Ti3C2TX MXene Ink Direct Writing Flexible Sensors for Disposable Paper Toys

Abstract Flexible electronics have gained great attention in recent years owing to their promising applications in biomedicine, sustainable energy, human‐machine interaction, and toys for children. Paper mainly produced from cellulose fibers is attractive substrate for flexible electronics because it is biodegradable, foldable, tailorable, and light‐weight. Inspired by daily handwriting, the rapid prototyping of sensing devices with arbitrary patterns can be achieved by directly drawing conductive inks on flat or curved paper surfaces; this provides huge freedom for children to design and integrate “do‐it‐yourself (DIY)” electronic toys. Herein, viscous and additive‐free ink made from Ti 3 C 2 T X MXene sediment is employed to prepare disposable paper electronics through a simple ball pen drawing. The as‐drawn paper sensors possess hierarchical microstructures with interweaving nanosheets, nanoflakes, and nanoparticles, therefore exhibiting superior mechanosensing performances to those based on single/fewer‐layer MXene nanosheets.

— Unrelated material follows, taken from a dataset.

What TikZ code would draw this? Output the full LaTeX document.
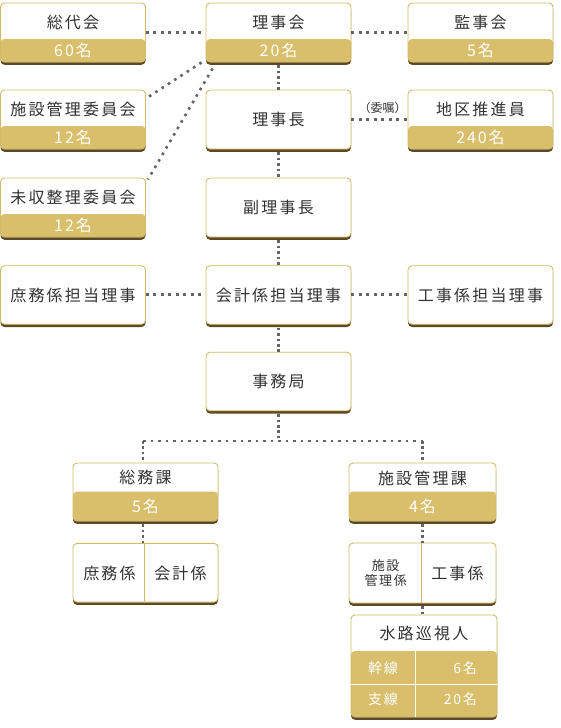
\documentclass[tikz,border=0pt]{standalone}
\usepackage{fontspec}
\setmainfont{Noto Sans CJK JP}
\newfontfamily\jpt[LetterSpace=14]{Noto Sans CJK JP}
\newfontfamily\jpn[LetterSpace=12]{Noto Sans CJK JP}
\usetikzlibrary{shadows}
\definecolor{goldfill}{RGB}{217,190,108}
\definecolor{goldline}{RGB}{212,186,102}
\definecolor{shadowc}{RGB}{92,74,38}
\definecolor{dotc}{RGB}{100,100,100}
\definecolor{txt}{RGB}{50,50,50}
\tikzset{
  orgbox/.style={draw=goldline, line width=0.9pt, fill=white, rounded corners=4pt,
    inner sep=0pt, minimum width=145pt, minimum height=59pt,
    drop shadow={shadow xshift=0pt, shadow yshift=-2.8pt, fill=shadowc, opacity=1}},
  gband/.style={path picture={\fill[goldfill] ([yshift=#1]path picture bounding box.south west) rectangle (path picture bounding box.south east);}},
  ttl/.style={text=txt, inner sep=0pt, font=\jpt\fontsize{16}{18}\selectfont},
  num/.style={text=white, inner sep=0pt, font=\jpn\fontsize{16}{18}\selectfont},
  small/.style={text=txt, inner sep=0pt, font=\jpn\fontsize{13}{15.7}\selectfont, align=center},
  cellw/.style={text=white, inner sep=0pt, font=\jpn\fontsize{14}{16}\selectfont},
  note/.style={text=txt, inner sep=0pt, font=\fontsize{12}{14}\selectfont},
  hconn/.style={draw=dotc, line width=2.6pt, dash pattern=on 2.6pt off 4.9pt},
  vconn/.style={draw=dotc, line width=2.6pt, dash pattern=on 2.6pt off 2.8pt},
  divline/.style={draw=goldline, line width=1pt},
  wline/.style={draw=white, line width=1pt},
}
\begin{document}
\begin{tikzpicture}[x=1pt,y=-1pt]
\useasboundingbox (0,0) rectangle (560,728);

% ---- row 1
\node[orgbox, gband=23pt] (sodai) at (73,32.5) {};
\node[ttl] (sodai-t) at (73,22.5) {総代会};
\node[num] (sodai-n) at (73,50.5) {60名};
\node[orgbox, gband=23pt] (rijikai) at (278.5,32.5) {};
\node[ttl] (rijikai-t) at (278.5,22.5) {理事会};
\node[num] (rijikai-n) at (278.5,50.5) {20名};
\node[orgbox, gband=23pt] (kanjikai) at (480.5,32.5) {};
\node[ttl] (kanjikai-t) at (480.5,22.5) {監事会};
\node[num] (kanjikai-n) at (480.5,50.5) {5名};

% ---- row 2
\node[orgbox, gband=23pt] (shisetsuI) at (73,119.5) {};
\node[ttl] (shisetsuI-t) at (73,109.5) {施設管理委員会};
\node[num] (shisetsuI-n) at (73,137.5) {12名};
\node[orgbox] (rijicho) at (278.5,119.5) {};
\node[ttl] (rijicho-t) at (278.5,119.5) {理事長};
\node[orgbox, gband=23pt] (chiku) at (480.5,119.5) {};
\node[ttl] (chiku-t) at (480.5,109.5) {地区推進員};
\node[num] (chiku-n) at (480.5,137.5) {240名};

% ---- row 3
\node[orgbox, gband=23pt] (mishu) at (73,207.5) {};
\node[ttl] (mishu-t) at (73,197.5) {未収整理委員会};
\node[num] (mishu-n) at (73,225.5) {12名};
\node[orgbox] (fukuriji) at (278.5,207.5) {};
\node[ttl] (fukuriji-t) at (278.5,207) {副理事長};

% ---- row 4
\node[orgbox, minimum height=58.5pt] (shomuT) at (73,295) {};
\node[ttl] (shomuT-t) at (73,295) {庶務係担当理事};
\node[orgbox, minimum height=58.5pt] (kaikeiT) at (278.5,295) {};
\node[ttl] (kaikeiT-t) at (278.5,295) {会計係担当理事};
\node[orgbox, minimum height=58.5pt] (kojiT) at (480.5,295) {};
\node[ttl] (kojiT-t) at (480.5,295) {工事係担当理事};

% ---- row 5
\node[orgbox, minimum height=58.5pt] (jimukyoku) at (278.5,381.5) {};
\node[ttl] (jimukyoku-t) at (278.5,381.5) {事務局};

% ---- sections
\node[orgbox, gband=29.5pt, minimum height=58pt] (somuka) at (145.5,492) {};
\node[ttl] (somuka-t) at (145.5,477.5) {総務課};
\node[num] (somuka-n) at (145.5,506) {5名};
\node[orgbox, gband=29.5pt, minimum height=58pt, minimum width=147pt] (shisetsuka) at (422.5,492) {};
\node[ttl] (shisetsuka-t) at (422.5,478) {施設管理課};
\node[num] (shisetsuka-n) at (422.5,506) {4名};

% ---- split boxes
\node[orgbox, minimum height=58.7pt] (somusplit) at (145.5,572.7) {};
\draw[divline] ([xshift=-1.2pt]somusplit.north) -- ([xshift=-1.2pt]somusplit.south);
\node[ttl] (shomu-t) at (109.5,573) {庶務係};
\node[ttl] (kaikei-t) at (180.5,573) {会計係};

\node[orgbox, minimum height=60pt, minimum width=147pt] (shisetsusplit) at (422.5,573) {};
\draw[divline] ([xshift=-0.8pt]shisetsusplit.north) -- ([xshift=-0.8pt]shisetsusplit.south);
\node[small] (kanri-t) at (385.7,573) {施設\\管理係};
\node[ttl] (koji-t) at (457.5,573.3) {工事係};

% ---- 水路巡視人
\node[orgbox, gband=66pt, minimum height=102pt, minimum width=146pt] (suiro) at (424,666) {};
\draw[wline] ([yshift=33pt]suiro.south west) -- ([yshift=33pt]suiro.south east);
\draw[wline] ([xshift=-8.3pt,yshift=66pt]suiro.south) -- ([xshift=-8.3pt]suiro.south);
\node[ttl] (suiro-t) at (424,633.3) {水路巡視人};
\node[cellw] (kansen) at (383,667.7) {幹線};
\node[cellw] (shisen) at (383,699.3) {支線};
\node[cellw, anchor=east] (kansen-n) at (477,667.7) {6名};
\node[cellw, anchor=east] (shisen-n) at (477,699.3) {20名};

% ---- connectors
\draw[hconn] (sodai.east) -- (rijikai.west);
\draw[hconn] (rijikai.east) -- (kanjikai.west);
\draw[hconn] (rijicho.east) -- (chiku.west);
\node[note] (ishoku) at (382.5,108.3) {（委嘱）};
\draw[hconn] ([xshift=-4pt]rijikai.south west) -- ([xshift=3pt,yshift=-7pt]shisetsuI.north east);
\draw[hconn] ([xshift=7pt,yshift=-6pt]rijikai.south west) -- ([xshift=2pt,yshift=-2pt]mishu.north east);
\draw[vconn] ([yshift=-3pt]rijikai.south) -- (rijicho.north);
\draw[vconn] ([yshift=-3pt]rijicho.south) -- (fukuriji.north);
\draw[vconn] ([yshift=-3pt]fukuriji.south) -- (kaikeiT.north);
\draw[hconn] ([yshift=0.5pt]shomuT.east) -- ([yshift=0.5pt]kaikeiT.west);
\draw[hconn] ([yshift=0.5pt]kaikeiT.east) -- ([yshift=0.5pt]kojiT.west);
\draw[vconn] ([yshift=-3pt]kaikeiT.south) -- (jimukyoku.north);
\coordinate (jL) at (143,441);
\coordinate (jR) at (422.7,441);
\coordinate (jM) at (278.5,441);
\draw[vconn] ([yshift=-3pt]jimukyoku.south) -- (jM);
\draw[hconn] (jL) -- (jR);
\draw[vconn] (jL) -- (jL |- somuka.north);
\draw[vconn] (jR) -- (jR |- shisetsuka.north);
\draw[vconn] ([yshift=-3pt]somuka.south -| jL) -- (somusplit.north -| jL);
\draw[vconn] ([yshift=-3pt]shisetsuka.south -| jR) -- (shisetsusplit.north -| jR);
\draw[vconn] ([yshift=-3pt]shisetsusplit.south -| jR) -- (suiro.north -| jR);
\end{tikzpicture}
\end{document}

As proof‐of‐concept applications, several popular children's games are implemented by the MXene‐based paper sensors, including “You say, I guess,” “Emotional expression,” “Rock‐Paper‐Scissors,” “Arm wrestling,” “Throwing game,” “Carrot squat,” and “Grab the cup,” as well as a DIY smart whisker for a cartoon mouse. Moreover, MXene‐based paper sensors are safe and disposable, free from producing any e‐waste and hazard to the environment.